Sure, But What Did It Sound Like?

Springsteen Proves His Relevance Again


by Eddie Rivera

These are strange days in the music business. Angry rap/metal bands score huge successes and incite fires at Woodstock. Teen popsters like Britney Spears rack up the hits. And don't get me started on the boy toy bands.

So where does the music of Bruce Springsteen and the E Street Band fit into this world? When last he visited these parts, he was backed by a group of strangers. There were empty seats in the Sports Arena, and hearing the hits played by the new band rang hollow with many fans. As one of those, I was tempted to write off the Springsteen phenomenon as "been there, done that" some years ago.

But what has made him appealing over the years still rings true. Taking the stage at Staples Center October 17, he looked up at the luxury boxes and scoffed. "They're called 'sky boxes,' not 'middle of the room boxes,'" he said. "Move them up and out of the way. " It's difficult to imagine The Eagles, for example, remarking on the luxury boxes, except as yet another commercial endorsement of their success. But Springsteen is among the few who would find the presence of luxury boxes insulting to the "everyman" nature of rock and roll. Frankly, rock and roll is no longer "us and them," it's "us and Nike," and people seem to like it that way. Rock and roll is corporately sponsored, and long gone are the days when that would be criticized. So when multimillionaire Springsteen denigrates the boxes, it is the idea that he would criticize at all that's remarkable. There are millionaires and there are millionaires. Some ask for more money, some ask you to contribute to the L.A. Regional Food Bank.

That said,let's talk about Bruce Springsteen and the E Street band circa the so-called millennium. The long-awaited reunion tour brought back memories of mid-’80s Springsteen mania. Opening with "My Love Will Not Let You Down," from his 1998 Tracks collection, the band was high-powered and serious about laying down the message: "We're not going anywhere." Most of the E Street band members are late 40s, early 50s, and yet they rocked with an impressive physical energy, particularly drummer Max Weinberg. Springsteen himself looked fit and strong, as the band performed a three-hour show with two encores and no intermission.

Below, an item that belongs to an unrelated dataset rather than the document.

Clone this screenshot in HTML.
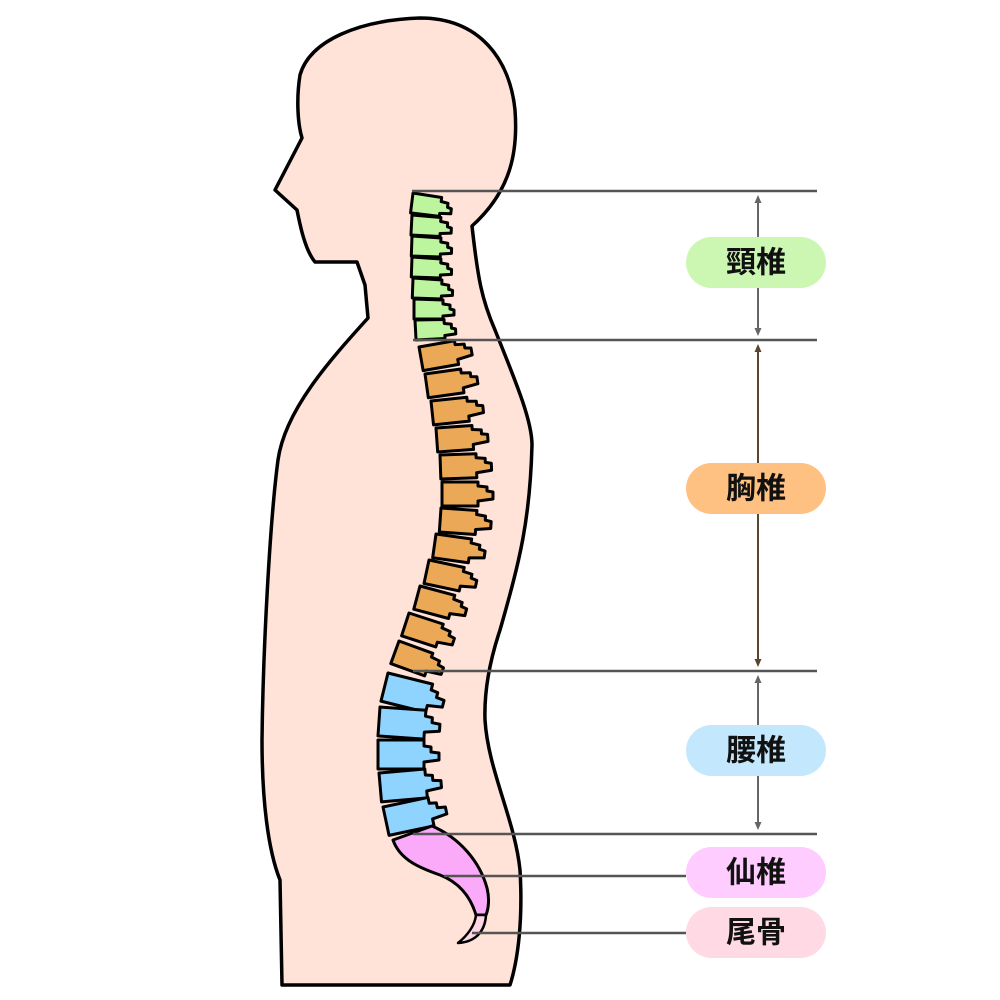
<!DOCTYPE html>
<html><head><meta charset="utf-8"><style>
html,body{margin:0;padding:0;background:#fff;}
svg{display:block;}
text{font-family:"Liberation Sans","Noto Sans CJK JP",sans-serif;font-size:30px;font-weight:bold;fill:#111;text-anchor:middle;dominant-baseline:central;}
</style></head><body>
<svg width="1000" height="1000" viewBox="0 0 1000 1000" xmlns="http://www.w3.org/2000/svg">
<defs>
<marker id="ah" markerWidth="8" markerHeight="8" refX="6" refY="4" orient="auto-start-reverse" markerUnits="userSpaceOnUse"><path d="M0,0.5 L8,4 L0,7.5 z" fill="#666"/></marker>
<marker id="ahb" markerWidth="8" markerHeight="8" refX="6" refY="4" orient="auto-start-reverse" markerUnits="userSpaceOnUse"><path d="M0,0.5 L8,4 L0,7.5 z" fill="#5a4630"/></marker>
</defs>
<!-- body -->
<path d="M282,985 L280,880 C268,850 262,800 262,740 C263,650 270,520 278,460 C285,410 330,360 368,318 L365,285 L357,262 L315,262 C305,250 300,225 297,210 L275,190 L302,138 C298,125 296,100 300,75 C310,40 360,20 420,18 C480,18 510,60 515,110 C518,150 512,190 472,226 C478,280 482,300 495,330 C515,380 532,420 532,445 C530,520 520,560 500,630 C490,660 484,690 485,720 C488,770 515,820 520,870 C523,920 518,960 510,985 Z" fill="#ffe2d8" stroke="#000" stroke-width="3.5" stroke-linejoin="round"/>
<!-- cervical -->
<g fill="#bdf59e" stroke="#000" stroke-width="3" stroke-linejoin="round">
<g transform="translate(413,193) rotate(7)"><polygon points="0,0 29,1 29,5 36,6 36,10 40,11 40,16 29,17 29,20 0,20"/></g>
<g transform="translate(412,215) rotate(3)"><polygon points="0,0 29,1 29,5 36,6 36,10 40,11 40,16 29,17 29,20 0,20"/></g>
<g transform="translate(412,236) rotate(2)"><polygon points="0,0 29,1 29,5 36,6 36,10 40,11 40,16 29,17 29,20 0,20"/></g>
<g transform="translate(412,257) rotate(2)"><polygon points="0,0 29,1 29,5 36,6 36,10 40,11 40,16 29,17 29,20 0,20"/></g>
<g transform="translate(413,278) rotate(2)"><polygon points="0,0 29,1 29,5 36,6 36,10 40,11 40,16 29,17 29,20 0,20"/></g>
<g transform="translate(414,299) rotate(0)"><polygon points="0,0 29,1 29,5 36,6 36,10 40,11 40,16 29,17 29,20 0,20"/></g>
<g transform="translate(415,320) rotate(-3)"><polygon points="0,0 29,1 29,5 36,6 36,10 40,11 40,16 29,17 29,20 0,20"/></g>
</g>
<!-- thoracic -->
<g fill="#eba957" stroke="#000" stroke-width="3" stroke-linejoin="round">
<g transform="translate(419,347) rotate(-10)"><polygon points="0,0 36,0 36,4 45,5 45,9 51,10 51,17 36,19 36,24 0,24"/></g>
<g transform="translate(425,374) rotate(-8)"><polygon points="0,0 36,0 36,4 45,5 45,9 51,10 51,17 36,19 36,24 0,24"/></g>
<g transform="translate(431,401) rotate(-6)"><polygon points="0,0 36,0 36,4 45,5 45,9 51,10 51,17 36,19 36,24 0,24"/></g>
<g transform="translate(436,428) rotate(-4)"><polygon points="0,0 36,0 36,4 45,5 45,9 51,10 51,17 36,19 36,24 0,24"/></g>
<g transform="translate(440,455) rotate(-2)"><polygon points="0,0 36,0 36,4 45,5 45,9 51,10 51,17 36,19 36,24 0,24"/></g>
<g transform="translate(442,482) rotate(0)"><polygon points="0,0 36,0 36,4 45,5 45,9 51,10 51,17 36,19 36,24 0,24"/></g>
<g transform="translate(441,508) rotate(4)"><polygon points="0,0 36,0 36,4 45,5 45,9 51,10 51,17 36,19 36,24 0,24"/></g>
<g transform="translate(436,534) rotate(8)"><polygon points="0,0 36,0 36,4 45,5 45,9 51,10 51,17 36,19 36,24 0,24"/></g>
<g transform="translate(429,560) rotate(12)"><polygon points="0,0 36,0 36,4 45,5 45,9 51,10 51,17 36,19 36,24 0,24"/></g>
<g transform="translate(420,586) rotate(15)"><polygon points="0,0 36,0 36,4 45,5 45,9 51,10 51,17 36,19 36,24 0,24"/></g>
<g transform="translate(409,613) rotate(18)"><polygon points="0,0 36,0 36,4 45,5 45,9 51,10 51,17 36,19 36,24 0,24"/></g>
<g transform="translate(399,641) rotate(20)"><polygon points="0,0 36,0 36,4 45,5 45,9 51,10 51,17 36,19 36,24 0,24"/></g>
</g>
<!-- lumbar -->
<g fill="#8fd3ff" stroke="#000" stroke-width="3" stroke-linejoin="round">
<g transform="translate(388,673) rotate(14)"><polygon points="0,0 46,0 46,6 53,7 53,12 61,13 61,20 46,22 46,29 0,29"/></g>
<g transform="translate(380,707) rotate(4)"><polygon points="0,0 46,0 46,6 53,7 53,12 61,13 61,20 46,22 46,29 0,29"/></g>
<g transform="translate(378,740) rotate(0)"><polygon points="0,0 46,0 46,6 53,7 53,12 61,13 61,20 46,22 46,29 0,29"/></g>
<g transform="translate(379,773) rotate(-5)"><polygon points="0,0 46,0 46,6 53,7 53,12 61,13 61,20 46,22 46,29 0,29"/></g>
<g transform="translate(383,807) rotate(-12)"><polygon points="0,0 46,0 46,6 53,7 53,12 61,13 61,20 46,22 46,29 0,29"/></g>
</g>
<!-- sacrum -->
<path d="M393,840 L432,826 C460,838 480,862 487,888 C490,900 488,910 486,915 L476,915 C470,895 458,882 440,875 C420,868 400,860 393,840 Z" fill="#fbaaf9" stroke="#000" stroke-width="3" stroke-linejoin="round"/>
<path d="M476,915 L486,915 C485,932 475,942 458,943 C468,935 475,925 476,915 Z" fill="#ffd6e6" stroke="#000" stroke-width="2.5" stroke-linejoin="round"/>
<!-- level lines -->
<g stroke="#555" stroke-width="2.5">
<line x1="412" y1="191" x2="817" y2="191"/>
<line x1="413" y1="340" x2="817" y2="340"/>
<line x1="413" y1="671" x2="817" y2="671"/>
<line x1="413" y1="834" x2="817" y2="834"/>
<line x1="444" y1="876" x2="686" y2="876"/>
<line x1="472" y1="933" x2="686" y2="933"/>
</g>
<g stroke="#666" stroke-width="2">
<line x1="758" y1="197" x2="758" y2="237" marker-start="url(#ah)"/>
<line x1="758" y1="288" x2="758" y2="334" marker-end="url(#ah)"/>
<line x1="758" y1="677" x2="758" y2="725" marker-start="url(#ah)"/>
<line x1="758" y1="776" x2="758" y2="828" marker-end="url(#ah)"/>
</g>
<g stroke="#5a4630" stroke-width="2">
<line x1="758" y1="346" x2="758" y2="463" marker-start="url(#ahb)"/>
<line x1="758" y1="514" x2="758" y2="665" marker-end="url(#ahb)"/>
</g>
<!-- pills -->
<rect x="686" y="237" width="140" height="51" rx="25.5" fill="#ccf7b3"/>
<text x="756" y="263">頸椎</text>
<rect x="686" y="463" width="140" height="51" rx="25.5" fill="#ffc182"/>
<text x="756" y="489">胸椎</text>
<rect x="686" y="725" width="140" height="51" rx="25.5" fill="#c3e8fd"/>
<text x="756" y="751">腰椎</text>
<rect x="686" y="847" width="140" height="51" rx="25.5" fill="#ffccff"/>
<text x="756" y="873">仙椎</text>
<rect x="686" y="907" width="140" height="51" rx="25.5" fill="#ffd9e4"/>
<text x="756" y="933">尾骨</text>
</svg>
</body></html>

The Staples Center sound was clear and dense with plenty of room for the band's vocals, though Bruce's guitar flourishes were sometimes lost in the thick wall of sound, particularly on "Working on the Highway." The return of Miami Steve Van Zandt gave the band an additional sonic layer to work with.

Springsteen chose generously from his entire catalog, from Born to Run's "Backstreets" and "Tenth Avenue Freezeout" to a revved-up version of "The Ghost of Tom Joad." Unlike previous shows, there were no long, dramatic stories to illustrate the songs. Indeed the band roared through the first three songs without stopping before Springsteen spoke to the audience. Aided by huge video screens (We don't criticize those anymore either) and a TelePrompTer, Springsteen was the rock and roll evangelist, lecturing us from his Fender pulpit, tongue firmly in cheek.

Springsteen kept his sense of history alive but refused to be trapped by it. He resurrected "Born in the USA" as an acoustic blues dirge, and offered a new sax/harmonica-based introduction to the River. Yet he also offered "Thunder Road," true to the original, complete with the audience singing the second verse: "Show a little faith/There's magic in the night/You ain't a beauty/But hey, you're all right." There were few true surprises in the opening night show, though in later shows Springsteen added little such performed favorites as "Where the Bands Are" (never previously on a tour set list), "Jungleland," "Trapped" and "Hungry Heart." It should be noted that until the house lights came on for "Born to Run," very few of the luxury box patrons stood, while the lower section of the arena remained on its feet for most of the show.

As Sunday night headed towards Monday, Springsteen stood out of the lights, accompanying guitarists Nils Lofgren and Little Steven Van Zandt, singer Patti Scialfa and sax man Clarence Clemons while each sang a verse of his "Should I Fall Behind," a paean to friendship. It was a simple and effective dramatic idea, elegantly presented.

But for this reviewer, it was the enduring "Bobby Jean" that hit home. Visions of old pals and a 1985 spent working in New Jersey swirled when Springsteen sang: "Maybe you'll be out there on that road somewhere/some bus or train traveling along/In a motel room, there'll be a radio playing and you'll hear me sing this song/If you do, you'll know I'm thinking of you and all the miles in between/And I'm just calling one last time/Not to change your mind/ But just to say I miss you baby/Good luck goodbye Bobby Jean."

Hey, I'm only human. And so is Springsteen. As he exited the stage, he reminded fans to donate to the food bank in the lobby. "And you guys in the luxury boxes give a million. Good night."